- DIRECTIONS
Report how many lines contain the word "matplotlib", with no other text.

--

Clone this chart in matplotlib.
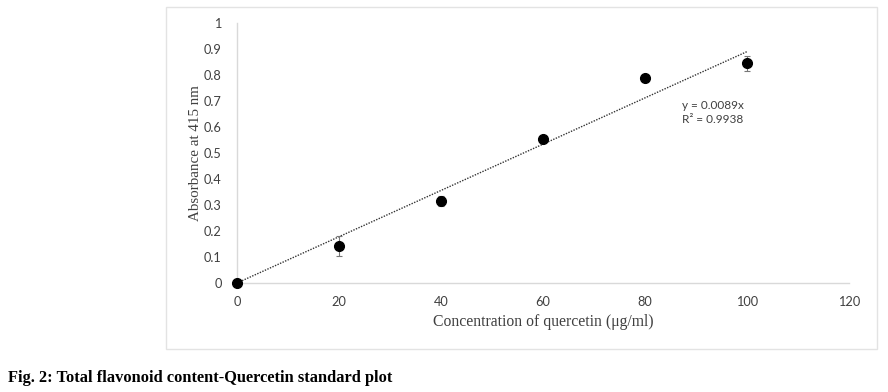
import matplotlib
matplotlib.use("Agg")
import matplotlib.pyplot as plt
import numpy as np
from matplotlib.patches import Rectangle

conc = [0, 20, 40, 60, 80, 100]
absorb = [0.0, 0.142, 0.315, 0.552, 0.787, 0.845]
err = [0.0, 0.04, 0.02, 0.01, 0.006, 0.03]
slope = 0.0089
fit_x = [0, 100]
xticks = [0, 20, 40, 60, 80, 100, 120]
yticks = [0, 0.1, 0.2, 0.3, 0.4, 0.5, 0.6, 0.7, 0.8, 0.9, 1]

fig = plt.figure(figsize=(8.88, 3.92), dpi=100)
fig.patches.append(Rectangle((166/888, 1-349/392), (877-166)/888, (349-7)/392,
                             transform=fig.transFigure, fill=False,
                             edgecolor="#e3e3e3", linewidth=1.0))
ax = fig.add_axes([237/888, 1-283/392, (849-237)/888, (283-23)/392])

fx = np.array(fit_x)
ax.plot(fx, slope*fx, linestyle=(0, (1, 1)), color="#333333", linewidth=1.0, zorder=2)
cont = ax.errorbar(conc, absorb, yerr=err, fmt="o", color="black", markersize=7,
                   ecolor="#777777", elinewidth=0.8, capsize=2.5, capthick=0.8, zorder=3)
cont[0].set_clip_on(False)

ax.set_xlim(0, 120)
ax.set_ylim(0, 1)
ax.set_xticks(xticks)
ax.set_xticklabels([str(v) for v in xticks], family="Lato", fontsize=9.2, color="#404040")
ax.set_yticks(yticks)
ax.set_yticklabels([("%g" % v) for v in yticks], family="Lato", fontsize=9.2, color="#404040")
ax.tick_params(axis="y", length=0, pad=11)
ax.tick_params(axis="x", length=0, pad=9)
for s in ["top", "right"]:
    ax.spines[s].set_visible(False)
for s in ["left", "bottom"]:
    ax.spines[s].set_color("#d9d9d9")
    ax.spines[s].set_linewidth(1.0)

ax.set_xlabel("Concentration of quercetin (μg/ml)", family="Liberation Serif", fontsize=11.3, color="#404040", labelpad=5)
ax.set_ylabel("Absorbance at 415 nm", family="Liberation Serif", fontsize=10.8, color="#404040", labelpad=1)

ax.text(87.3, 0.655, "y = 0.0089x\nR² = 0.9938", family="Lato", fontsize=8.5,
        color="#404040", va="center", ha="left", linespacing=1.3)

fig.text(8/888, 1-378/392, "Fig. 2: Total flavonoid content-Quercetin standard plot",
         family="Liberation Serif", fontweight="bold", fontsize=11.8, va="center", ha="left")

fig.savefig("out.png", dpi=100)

--

- EXPECTED ANSWER
5